---- Data

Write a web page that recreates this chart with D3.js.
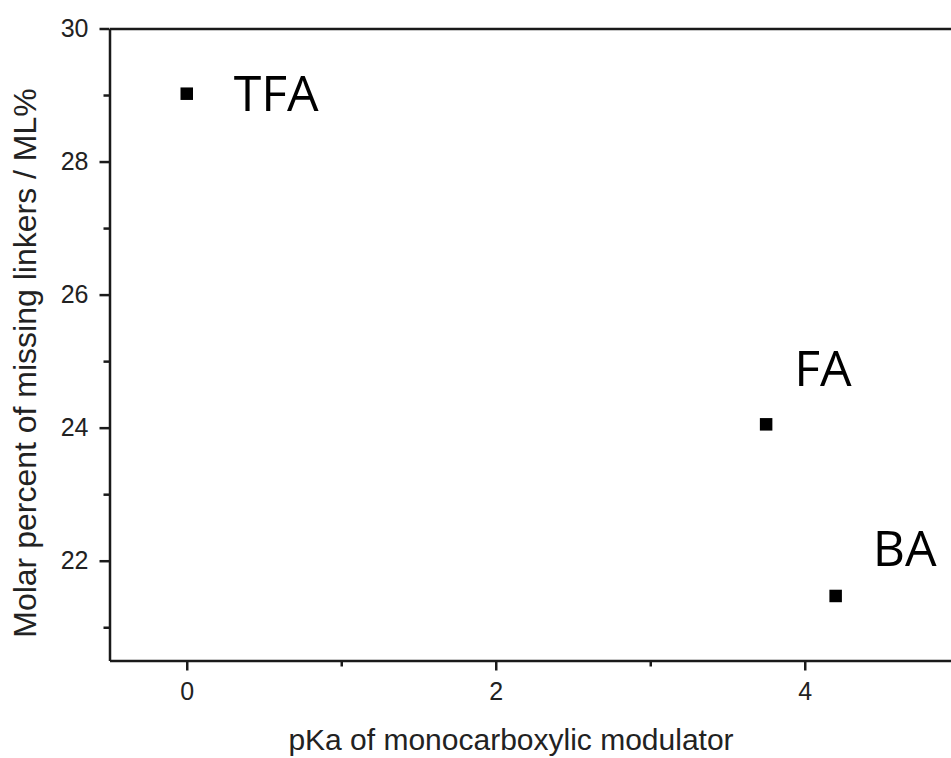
<!DOCTYPE html>
<html>
<head>
<meta charset="utf-8">
<script src="https://cdn.jsdelivr.net/npm/d3@7/dist/d3.min.js"></script>
<style>
  html, body { margin: 0; padding: 0; background: #fff; }
  svg { display: block; }
  .axis path, .axis line { stroke: #1a1a1a; stroke-width: 2.5; }
  .axis text { font-family: "Liberation Sans", Arial, sans-serif; font-size: 25px; fill: #222; }
</style>
</head>
<body>
<svg id="chart" width="951" height="758"></svg>
<script>
// Modulators and their pKa vs. missing-linker content
const modulators = ["TFA", "FA", "BA"];
const pKa = [0, 3.75, 4.2];
const missingLinkers = [29.02, 24.05, 21.47];

// Axis ticks
const xMajorTicks = [0, 2, 4];
const xMinorTicks = [1, 3, 5];
const yMajorTicks = [22, 24, 26, 28, 30];
const yMinorTicks = [21, 23, 25, 27, 29];

// Label placement relative to each marker (dx, dy in px)
const labelOffsets = [[47, 17], [28, -38], [37, -30]];

const svg = d3.select("#chart");

const x = d3.scaleLinear().domain([-0.5, 5]).range([109.5, 959.25]);
const y = d3.scaleLinear().domain([20.5, 30]).range([660.5, 28.5]);

// bottom axis
svg.append("g").attr("class", "axis")
  .attr("transform", `translate(0,${y(20.5)})`)
  .call(d3.axisBottom(x).tickValues(xMajorTicks).tickSize(10).tickSizeOuter(0).tickPadding(12).tickFormat(d3.format("d")));
svg.append("g").attr("class", "axis")
  .attr("transform", `translate(0,${y(20.5)})`)
  .call(d3.axisBottom(x).tickValues(xMinorTicks).tickSize(6).tickSizeOuter(0).tickFormat(""))
  .call(g => g.select(".domain").remove());

// left axis
svg.append("g").attr("class", "axis")
  .attr("transform", `translate(${x(-0.5)},0)`)
  .call(d3.axisLeft(y).tickValues(yMajorTicks).tickSize(10).tickSizeOuter(0).tickPadding(11).tickFormat(d3.format("d")));
svg.append("g").attr("class", "axis")
  .attr("transform", `translate(${x(-0.5)},0)`)
  .call(d3.axisLeft(y).tickValues(yMinorTicks).tickSize(6).tickSizeOuter(0).tickFormat(""))
  .call(g => g.select(".domain").remove());

// top frame line
svg.append("g").attr("class", "axis")
  .attr("transform", `translate(0,${y(30)})`)
  .call(d3.axisTop(x).tickValues([]).tickSizeOuter(0));

// axis titles
svg.append("text")
  .attr("x", 511).attr("y", 750)
  .attr("text-anchor", "middle")
  .style("font-family", "'Liberation Sans', Arial, sans-serif")
  .style("font-size", "30px").style("fill", "#222")
  .text("pKa of monocarboxylic modulator");

svg.append("text")
  .attr("transform", "translate(36,363) rotate(-90)")
  .attr("text-anchor", "middle")
  .style("font-family", "'Liberation Sans', Arial, sans-serif")
  .style("font-size", "32px").style("fill", "#222")
  .text("Molar percent of missing linkers / ML%");

// data points
const points = modulators.map((m, i) => ({ name: m, x: pKa[i], y: missingLinkers[i], off: labelOffsets[i] }));
const size = 12.5;

svg.append("g").selectAll("rect").data(points).join("rect")
  .attr("x", d => x(d.x) - size / 2)
  .attr("y", d => y(d.y) - size / 2)
  .attr("width", size).attr("height", size)
  .attr("fill", "#000");

svg.append("g").selectAll("text").data(points).join("text")
  .attr("x", d => x(d.x) + d.off[0])
  .attr("y", d => y(d.y) + d.off[1])
  .style("font-family", "'Open Sans', sans-serif")
  .style("font-size", "50px").style("fill", "#000")
  .text(d => d.name);
</script>
</body>
</html>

--------

*What you have to do*. Write down every line from the opening of the listing to the line with "d3.scaleLinear().domain([20.5, 30]).range([660.5, 28.5]);", both included, and nothing else; the pictures are omitted.

*Answer below*.
Write a web page that recreates this chart with D3.js.
<!DOCTYPE html>
<html>
<head>
<meta charset="utf-8">
<script src="https://cdn.jsdelivr.net/npm/d3@7/dist/d3.min.js"></script>
<style>
  html, body { margin: 0; padding: 0; background: #fff; }
  svg { display: block; }
  .axis path, .axis line { stroke: #1a1a1a; stroke-width: 2.5; }
  .axis text { font-family: "Liberation Sans", Arial, sans-serif; font-size: 25px; fill: #222; }
</style>
</head>
<body>
<svg id="chart" width="951" height="758"></svg>
<script>
// Modulators and their pKa vs. missing-linker content
const modulators = ["TFA", "FA", "BA"];
const pKa = [0, 3.75, 4.2];
const missingLinkers = [29.02, 24.05, 21.47];

// Axis ticks
const xMajorTicks = [0, 2, 4];
const xMinorTicks = [1, 3, 5];
const yMajorTicks = [22, 24, 26, 28, 30];
const yMinorTicks = [21, 23, 25, 27, 29];

// Label placement relative to each marker (dx, dy in px)
const labelOffsets = [[47, 17], [28, -38], [37, -30]];

const svg = d3.select("#chart");

const x = d3.scaleLinear().domain([-0.5, 5]).range([109.5, 959.25]);
const y = d3.scaleLinear().domain([20.5, 30]).range([660.5, 28.5]);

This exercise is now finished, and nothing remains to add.